RB: It’s interesting how notions of home shift in our lives as our family dynamics shift too. I was tickled by your poem, “Love Song from the Back of a Gamestop,” I think in part because it’s a love poem, but also because I found it playful. Could you talk a little bit about factoring pop culture into your poems?
AY: I think my brain has sort of been eaten by mall culture. It’s just there. I don’t know if I could write a straight-up pastoral [poem]. Like if I tried to write a poem and just look at the woods, I would probably see the sign for a 7-Eleven in the background of that. That’s just sort of the geography that I know, it’s marked by these shitty corporate glimmering lights that’s just sort of there. As far as “Love Song from the Back of a Gamestop,” that was one of the first poems I [wrote] after that six years. The prompt I gave myself for that was like, “Let me just try to write a poem I would have written in middle school.” I was just [messing] around. It felt loose and free and I didn’t feel like I was judging it because I was like, “I’m just writing a poem I would have written in middle school. It’s probably not gonna be good.”

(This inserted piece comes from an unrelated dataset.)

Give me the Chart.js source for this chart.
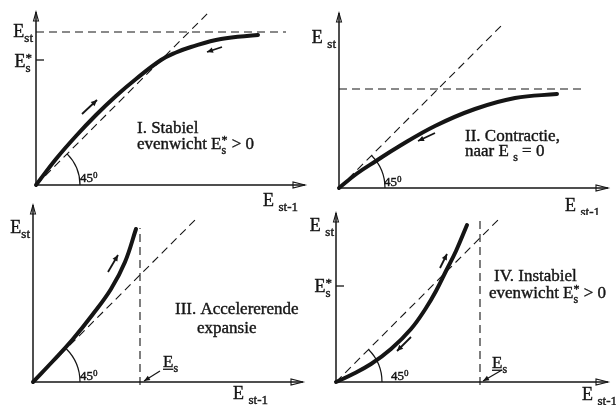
<!DOCTYPE html>
<html>
<head>
<meta charset="utf-8">
<script src="https://cdn.jsdelivr.net/npm/chart.js@4"></script>
<style>
  html, body { margin: 0; padding: 0; background: #fff; }
  #wrap { position: relative; width: 616px; height: 405px; overflow: hidden; background: #fff; }
  canvas { position: absolute; }
</style>
</head>
<body>
<div id="wrap">
  <canvas id="p1"></canvas>
  <canvas id="p2"></canvas>
  <canvas id="p3"></canvas>
  <canvas id="p4"></canvas>
</div>
<script>
const FONT = '"Liberation Serif", "DejaVu Serif", serif';
const INK = '#151515';

// curve points (units = px from each panel origin, y up)
const curveI   = [[0,0],[20,26],[40,49],[60,70],[80,89],[100,106],[125,125],[140,132.5],[155,138],[185,146],[222,150]];
const curveII  = [[0,0],[18,14.5],[37,27],[59,41],[96,62],[136,79],[176,90],[218,94]];
const curveIII = [[0,0],[20,21],[40,43],[60,68],[78,93],[92,120],[103,153]];
const curveIV  = [[0,0],[15,7],[35,18],[55,33],[75,53],[90,74],[100,91],[110,111],[120,131],[131,157]];

const diagonalEnd = [172, 162, 165, 162];   // end of the 45 degree line
const stLevel     = [153, 99, null, null];  // horizontal dashed level
const esLevel     = [null, null, 107, 144]; // vertical dashed at E_s
const esStar      = [125, null, null, 96];  // E_s* tick
const xAxisEnd    = [269, 269, 270, 272];
const yAxisEnd    = [173, 175, 177, 169];

const captions = [
  ['I. Stabiel', 'evenwicht E_{s}^{*} > 0'],
  ['II. Contractie,', 'naar E _{s} = 0'],
  ['III. Accelererende', 'expansie'],
  ['IV. Instabiel', 'evenwicht E_{s}^{*} > 0'],
];
const yLabels = ['E_{st}', 'E _{st}', 'E_{st}', 'E _{st}'];
const xLabel = 'E _{st-1}';
const starLabel = 'E_{s}^{*}';
const esLabel = 'E_{s}';
const degLabel = '45^{0}';

// panel placement
const panels = [
  { id: 'p1', left: 0,   top: 0,   ox: 36, oy: 185, curve: curveI,   arcR: 44,
    deg: [44, 7], yLab: [-3, 154], starLab: [-4, 124], cap: [[101, 58], [101, 42]], xLab: [227, -15],
    arrows: [[46, 71, 61, 85], [186, 138, 171, 133]] },
  { id: 'p2', left: 308, top: 0,   ox: 31, oy: 188, curve: curveII,  arcR: 46,
    deg: [45, 6], yLab: [-3, 151], cap: [[126, 53], [126, 38]], xLab: [226, -17],
    arrows: [[96, 55, 79, 47]] },
  { id: 'p3', left: 0,   top: 190, ox: 33, oy: 192, curve: curveIII, arcR: 47,
    deg: [47, 6], yLab: [-3, 155], cap: [[142, 74], [164, 55]], xLab: [200, -11],
    esLab: [130, 21], pointer: [127, 11, 111, 1],
    arrows: [[75, 110, 85, 127]] },
  { id: 'p4', left: 308, top: 190, ox: 28, oy: 192, curve: curveIV,  arcR: 46,
    deg: [55, 6], yLab: [-2, 157], starLab: [-4, 96], cap: [[158, 107], [153, 90]], xLab: [246, -12],
    esLab: [156, 20], pointer: [166, 12, 147, 1],
    arrows: [[104, 114, 111, 128], [75, 45, 61, 31]] },
];
const W = 308, H = 215;

function tokens(str) {
  const out = [];
  const re = /([_^])\{([^}]*)\}|([^_^]+)/g;
  let m;
  while ((m = re.exec(str))) {
    if (m[1]) out.push({ k: m[1] === '_' ? 'sub' : 'sup', t: m[2] });
    else out.push({ k: 'n', t: m[3] });
  }
  return out;
}

function drawRich(ctx, str, x, cy, size, align, underline) {
  const small = Math.round(size * 0.7);
  const items = [];
  let cx = 0, subX = 0, subW = 0, lastSub = false;
  for (const tk of tokens(str)) {
    const sz = tk.k === 'n' ? size : small;
    ctx.font = sz + 'px ' + FONT;
    const w = ctx.measureText(tk.t).width;
    if (tk.k === 'sup' && lastSub) {
      items.push({ ...tk, x: subX, sz });
      cx = subX + Math.max(subW, w);
      lastSub = false;
    } else {
      items.push({ ...tk, x: cx, sz });
      lastSub = tk.k === 'sub';
      if (lastSub) { subX = cx; subW = w; }
      cx += w;
    }
  }
  const x0 = align === 'right' ? x - cx : x;
  const base = cy + size * 0.33;
  ctx.textAlign = 'left';
  ctx.textBaseline = 'alphabetic';
  ctx.fillStyle = INK;
  ctx.strokeStyle = INK;
  ctx.lineWidth = 0.4;
  for (const it of items) {
    ctx.font = it.sz + 'px ' + FONT;
    const dy = it.k === 'sub' ? size * 0.3 : it.k === 'sup' ? -size * 0.3 : 0;
    ctx.fillText(it.t, x0 + it.x, base + dy);
    ctx.strokeText(it.t, x0 + it.x, base + dy);
  }
  if (underline) {
    ctx.font = size + 'px ' + FONT;
    const w = ctx.measureText(items[0].t.charAt(0)).width;
    ctx.fillRect(x0, base + 2, w, 1.3);
  }
}

function arrowHead(ctx, x1, y1, x2, y2, len, half, fill) {
  const a = Math.atan2(y2 - y1, x2 - x1);
  ctx.beginPath();
  ctx.moveTo(x2, y2);
  ctx.lineTo(x2 - len * Math.cos(a) + half * Math.sin(a), y2 - len * Math.sin(a) - half * Math.cos(a));
  ctx.lineTo(x2 - len * Math.cos(a) - half * Math.sin(a), y2 - len * Math.sin(a) + half * Math.cos(a));
  ctx.closePath();
  if (fill) ctx.fill(); else ctx.stroke();
}

function decor(p, i) {
  return {
    id: 'decor' + i,
    afterDatasetsDraw(chart) {
      const ctx = chart.ctx;
      const sx = v => chart.scales.x.getPixelForValue(v);
      const sy = v => chart.scales.y.getPixelForValue(v);
      ctx.save();
      ctx.strokeStyle = INK;
      ctx.fillStyle = INK;
      ctx.lineWidth = 1.2;

      // 45 degree arc
      ctx.beginPath();
      ctx.arc(sx(0), sy(0), p.arcR, -Math.PI / 4, 0);
      ctx.stroke();

      // axis arrowheads (open)
      ctx.lineWidth = 1.1;
      arrowHead(ctx, sx(0), sy(0), sx(xAxisEnd[i]), sy(0), 12, 3, false);
      arrowHead(ctx, sx(0), sy(0), sx(0), sy(yAxisEnd[i]), 9, 2.5, false);

      // E_s* tick
      if (esStar[i] !== null) {
        ctx.lineWidth = 1.3;
        ctx.beginPath();
        ctx.moveTo(sx(0), sy(esStar[i]));
        ctx.lineTo(sx(8), sy(esStar[i]));
        ctx.stroke();
      }

      // direction arrows along the curve
      ctx.lineWidth = 1.8;
      for (const a of p.arrows) {
        const x1 = sx(a[0]), y1 = sy(a[1]), x2 = sx(a[2]), y2 = sy(a[3]);
        ctx.beginPath();
        ctx.moveTo(x1, y1);
        ctx.lineTo(x2, y2);
        ctx.stroke();
        arrowHead(ctx, x1, y1, x2, y2, 6, 2.8, true);
      }

      // pointer to E_s
      if (p.pointer) {
        const a = p.pointer;
        ctx.lineWidth = 1.2;
        ctx.beginPath();
        ctx.moveTo(sx(a[0]), sy(a[1]));
        ctx.lineTo(sx(a[2]), sy(a[3]));
        ctx.stroke();
        arrowHead(ctx, sx(a[0]), sy(a[1]), sx(a[2]), sy(a[3]), 6, 2.5, true);
      }

      // texts
      drawRich(ctx, yLabels[i], sx(p.yLab[0]), sy(p.yLab[1]), 18, 'right');
      if (p.starLab) drawRich(ctx, starLabel, sx(p.starLab[0]), sy(p.starLab[1]), 18, 'right');
      drawRich(ctx, xLabel, sx(p.xLab[0]), sy(p.xLab[1]), 18, 'left');
      drawRich(ctx, degLabel, sx(p.deg[0]), sy(p.deg[1]), 13, 'left');
      captions[i].forEach((line, k) => drawRich(ctx, line, sx(p.cap[k][0]), sy(p.cap[k][1]), 17, 'left'));
      if (p.esLab) drawRich(ctx, esLabel, sx(p.esLab[0]), sy(p.esLab[1]), 17, 'left', true);
      ctx.restore();
    }
  };
}

function line(points, opts) {
  return Object.assign({
    data: points.map(([x, y]) => ({ x, y })),
    showLine: true,
    borderColor: INK,
    borderWidth: 1.5,
    pointRadius: 0,
    fill: false,
  }, opts);
}

panels.forEach((p, i) => {
  const el = document.getElementById(p.id);
  el.width = W;
  el.height = H;
  el.style.left = p.left + 'px';
  el.style.top = p.top + 'px';

  const datasets = [
    line([[0, 0], [xAxisEnd[i], 0]], { borderWidth: 1.5 }),
    line([[0, 0], [0, yAxisEnd[i]]], { borderWidth: 1.5 }),
    line([[0, 0], [diagonalEnd[i], diagonalEnd[i]]], { borderWidth: 1.1, borderDash: [8, 5] }),
  ];
  if (stLevel[i] !== null) {
    const xEnd = i === 0 ? 250 : 246;
    datasets.push(line([[0, stLevel[i]], [xEnd, stLevel[i]]], { borderWidth: 1.1, borderDash: [8, 5] }));
  }
  if (esLevel[i] !== null) {
    const top = i === 2 ? 154 : 165;
    datasets.push(line([[esLevel[i], -3], [esLevel[i], top]], { borderWidth: 1.1, borderDash: [8, 5] }));
  }
  datasets.push(line(p.curve, {
    borderWidth: 4, tension: 0.4, borderCapStyle: 'round', borderJoinStyle: 'round'
  }));

  new Chart(el, {
    type: 'scatter',
    data: { datasets },
    options: {
      responsive: false,
      animation: false,
      events: [],
      layout: { padding: 0 },
      plugins: { legend: { display: false }, tooltip: { enabled: false } },
      scales: {
        x: { type: 'linear', display: false, min: -p.ox, max: W - p.ox },
        y: { type: 'linear', display: false, min: -(H - p.oy), max: p.oy },
      },
    },
    plugins: [decor(p, i)],
  });
});
</script>
</body>
</html>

Then as far as continuing to incorporate pop culture, I write maybe too much about malls and maybe give malls too much shine. I was talking to [my thesis advisor] Erika Meitner, and we were talking about how sometimes when home is lost, or when you don’t have a solid sense of home… Literally, I would spend whole days in the mall growing up because I wasn’t sure where else I would go. It’s not really public space because obviously it’s all privatized and they’re trying to sell you things. But it feels like, when you don’t have a lot of parks, my public is my town square. This is my public space to make a temporary home.
RB: To close things off, in your poem, “Poet Laureate of this Costco” you write, “I have history / It’s so nice to have a place.” What do you feel is your place or role writing poetry in this particular moment?
AY: I’m never just going to be a writer of poetry. I always think of the writing and the teaching going hand in hand. I conceived of that poem as like, “What if I went to a really weird interview where they were trying to make me Poet Laureate of Costco and I had to prove to them that I could do the job?” That poem sort of pulls from the personal, but also zooms out to look at different points in history in terms of the incarceration of Japanese Americans during internment. There’s a line in there where it’s like, “Where there is need / there is devotion.” I was trying to capture the dependence that people in Hawaii have on [Costco because it’s] one of the few places that gives them food at cheap, reasonable prices. So there’s this fixation on Costco. But it’s not really about Costco. How do we scrape something together or fulfill our needs and find what we need and give that to each other? And sometimes that’s through having to sit at a mall for 72 hours. Sometimes it’s through writing a poem.